## Task objective:
Copy exactly the lines from the start of the material through the line with "Serif, Times New". Pictures stay out of the copy.

## Record extracts:
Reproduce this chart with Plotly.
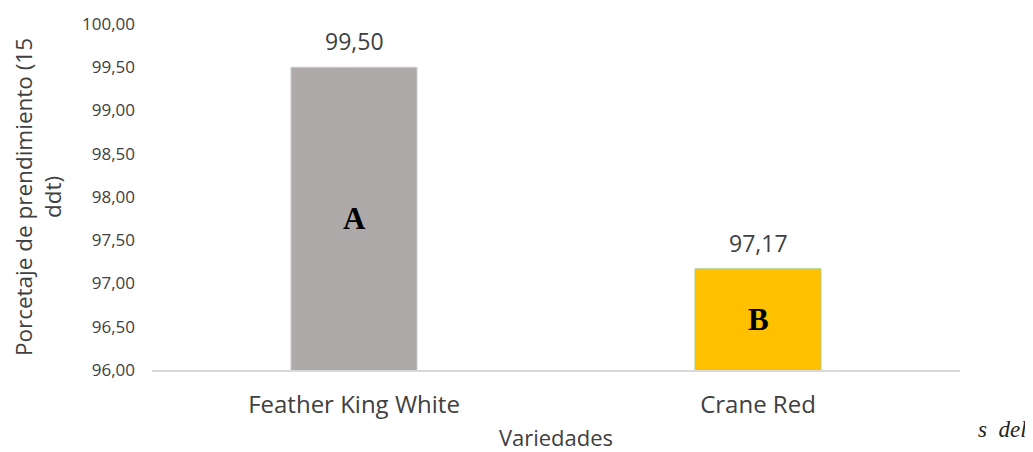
import plotly.graph_objects as go

variedades = ["Feather King White", "Crane Red"]
prendimiento = [99.50, 97.17]
letras = ["A", "B"]
colores = ["#AEAAAA", "#FFC000"]
bordes = ["#D0CECE", "#A9D18E"]
y_min, y_max = 96.0, 100.0

fuente = "Open Sans, Noto Sans, sans-serif"
gris = "#404040"

fig = go.Figure()
fig.add_trace(go.Bar(
    x=variedades, y=prendimiento,
    width=0.312,
    marker=dict(color=colores, line=dict(color=bordes, width=1)),
    hoverinfo="x+y",
))

# etiquetas de valor sobre las barras y letras de significancia en el centro
for v, val, letra in zip(variedades, prendimiento, letras):
    fig.add_annotation(x=v, y=val, yanchor="bottom", yshift=8,
                       text=f"{val:.2f}".replace(".", ","), showarrow=False,
                       font=dict(family=fuente, size=23, color=gris))
    fig.add_annotation(x=v, y=(y_min + val) / 2, text="<b>" + letra + "</b>",
                       showarrow=False,
                       font=dict(family="Liberation Serif, Times New Roman, serif", size=31, color="#000000"))

# resto de texto del documento original que asoma a la derecha
fig.add_annotation(x=1.085, y=-0.215, xref="paper", yref="paper", xanchor="right",
                   text="<i>s  del</i>", showarrow=False,
                   font=dict(family="Liberation Serif, serif", size=23, color="#222222"))

fig.update_layout(
    width=1033, height=452,
    margin=dict(l=144, r=81, t=16, b=90, autoexpand=False),
    paper_bgcolor="white", plot_bgcolor="white",
    separators=",.",
    showlegend=False,
    font=dict(family=fuente, color=gris),
)
fig.update_xaxes(
    showline=True, linecolor="#D9D9D9", linewidth=1.5,
    ticks="", ticklabelstandoff=12, tickfont=dict(size=24, color=gris),
    title=dict(text="Variedades", font=dict(size=22, color=gris), standoff=12),
)
fig.update_yaxes(
    range=[y_min, y_max], dtick=0.5, tickformat=".2f",
    showgrid=False, zeroline=False, showline=False, ticks="",
    ticklabelstandoff=16, tickfont=dict(size=17, color=gris),
    title=dict(text="Porcetaje de prendimiento (15<br>ddt)", font=dict(size=22.5, color=gris), standoff=14),
)

fig.write_html("out.html")
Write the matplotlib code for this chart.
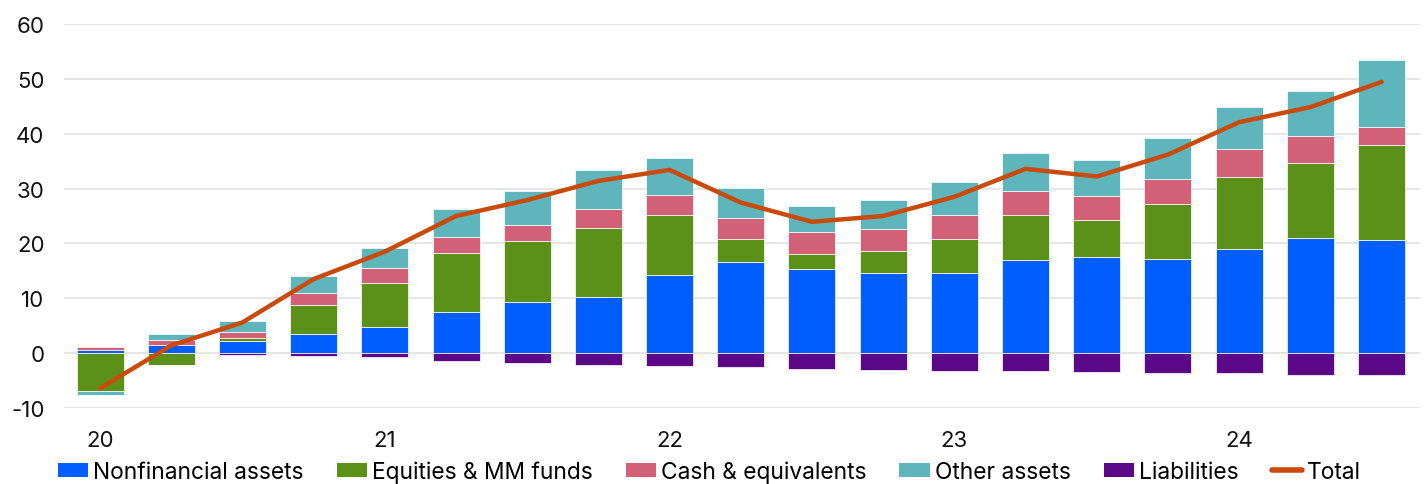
import numpy as np
import matplotlib
matplotlib.use('Agg')
import matplotlib.pyplot as plt
from matplotlib.patches import Patch
from matplotlib.lines import Line2D

# Quarterly contributions, 2020 Q1 .. 2024 Q3
quarters = ['20', '', '', '', '21', '', '', '', '22', '', '', '', '23', '', '', '', '24', '', '']
nonfinancial = [0.65, 1.4, 2.3, 3.4, 4.85, 7.45, 9.33, 10.3, 14.2, 16.6, 15.4, 14.67, 14.67, 16.97, 17.5, 17.15, 19.03, 20.9, 20.67]
equities = [-6.85, -2.1, 0.4, 5.45, 7.85, 10.75, 11.07, 12.55, 11.0, 4.25, 2.6, 4.0, 6.18, 8.23, 6.8, 9.95, 13.17, 13.77, 17.27]
cash = [0.5, 1.0, 1.2, 2.15, 2.8, 3.0, 3.05, 3.45, 3.6, 3.82, 4.12, 4.03, 4.35, 4.4, 4.37, 4.65, 5.1, 4.93, 3.26]
other = [-0.75, 1.0, 2.0, 3.1, 3.65, 5.0, 6.05, 7.1, 6.7, 5.39, 4.78, 5.3, 5.95, 6.8, 6.48, 7.55, 7.6, 8.1, 12.2]
liabilities = [-0.05, -0.05, -0.3, -0.55, -0.75, -1.5, -1.75, -2.1, -2.3, -2.6, -2.97, -3.15, -3.2, -3.33, -3.5, -3.7, -3.7, -3.9, -4.06]
total = [-6.4, 1.4, 5.6, 13.5, 18.5, 25.0, 27.9, 31.4, 33.4, 27.45, 23.94, 25.0, 28.5, 33.6, 32.2, 36.2, 42.1, 44.85, 49.45]

series = [
    ('Nonfinancial assets', nonfinancial, '#005EFF'),
    ('Equities & MM funds', equities, '#5C9119'),
    ('Cash & equivalents', cash, '#D26076'),
    ('Other assets', other, '#5EB5BC'),
    ('Liabilities', liabilities, '#5A0788'),
]
line_color = '#C94A0A'

plt.rcParams['font.family'] = ['Inter', 'DejaVu Sans']
plt.rcParams['axes.unicode_minus'] = False

fig = plt.figure(figsize=(14.24, 4.85), dpi=100)
ax = fig.add_axes([64 / 1424, (485 - 409) / 485, (1420 - 64) / 1424, (409 - 25) / 485])

x = np.arange(len(quarters))
pos_bottom = np.zeros(len(x))
neg_bottom = np.zeros(len(x))
handles = []
for name, vals, color in series:
    vals = np.array(vals)
    bottom = np.where(vals >= 0, pos_bottom, neg_bottom)
    ax.bar(x, vals, bottom=bottom, width=0.66, color=color,
           edgecolor='white', linewidth=0.5, zorder=2)
    pos_bottom = pos_bottom + np.where(vals >= 0, vals, 0)
    neg_bottom = neg_bottom + np.where(vals < 0, vals, 0)
    handles.append(Patch(facecolor=color, label=name))

ax.plot(x, total, color=line_color, linewidth=3.2, solid_capstyle='round',
        solid_joinstyle='round', zorder=3)
handles.append(Line2D([], [], color=line_color, linewidth=4, solid_capstyle='round', label='Total'))

ax.set_xlim(-0.506, 18.54)
ax.set_ylim(-10, 60)
ax.set_yticks(range(-10, 61, 10))
ax.set_xticks(x)
ax.set_xticklabels(quarters)
ax.grid(axis='y', color='#E2E2E2', linewidth=1.2, zorder=0)
ax.set_axisbelow(True)
for s in ax.spines.values():
    s.set_visible(False)
ax.tick_params(axis='both', length=0, labelsize=16, colors='#111111')
ax.tick_params(axis='y', pad=14)
ax.tick_params(axis='x', pad=16)

fig.legend(handles=handles, loc='lower left', bbox_to_anchor=(44 / 1424, -0.026),
           ncol=6, frameon=False, fontsize=16.4, handlelength=1.35, handleheight=0.6,
           handletextpad=0.2, columnspacing=1.45, borderaxespad=0.2)

fig.savefig('out.png', dpi=100)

## Response:
Reproduce this chart with Plotly.
import plotly.graph_objects as go

variedades = ["Feather King White", "Crane Red"]
prendimiento = [99.50, 97.17]
letras = ["A", "B"]
colores = ["#AEAAAA", "#FFC000"]
bordes = ["#D0CECE", "#A9D18E"]
y_min, y_max = 96.0, 100.0

fuente = "Open Sans, Noto Sans, sans-serif"
gris = "#404040"

fig = go.Figure()
fig.add_trace(go.Bar(
    x=variedades, y=prendimiento,
    width=0.312,
    marker=dict(color=colores, line=dict(color=bordes, width=1)),
    hoverinfo="x+y",
))

# etiquetas de valor sobre las barras y letras de significancia en el centro
for v, val, letra in zip(variedades, prendimiento, letras):
    fig.add_annotation(x=v, y=val, yanchor="bottom", yshift=8,
                       text=f"{val:.2f}".replace(".", ","), showarrow=False,
                       font=dict(family=fuente, size=23, color=gris))
    fig.add_annotation(x=v, y=(y_min + val) / 2, text="<b>" + letra + "</b>",
                       showarrow=False,
                       font=dict(family="Liberation Serif, Times New Roman, serif", size=31, color="#000000"))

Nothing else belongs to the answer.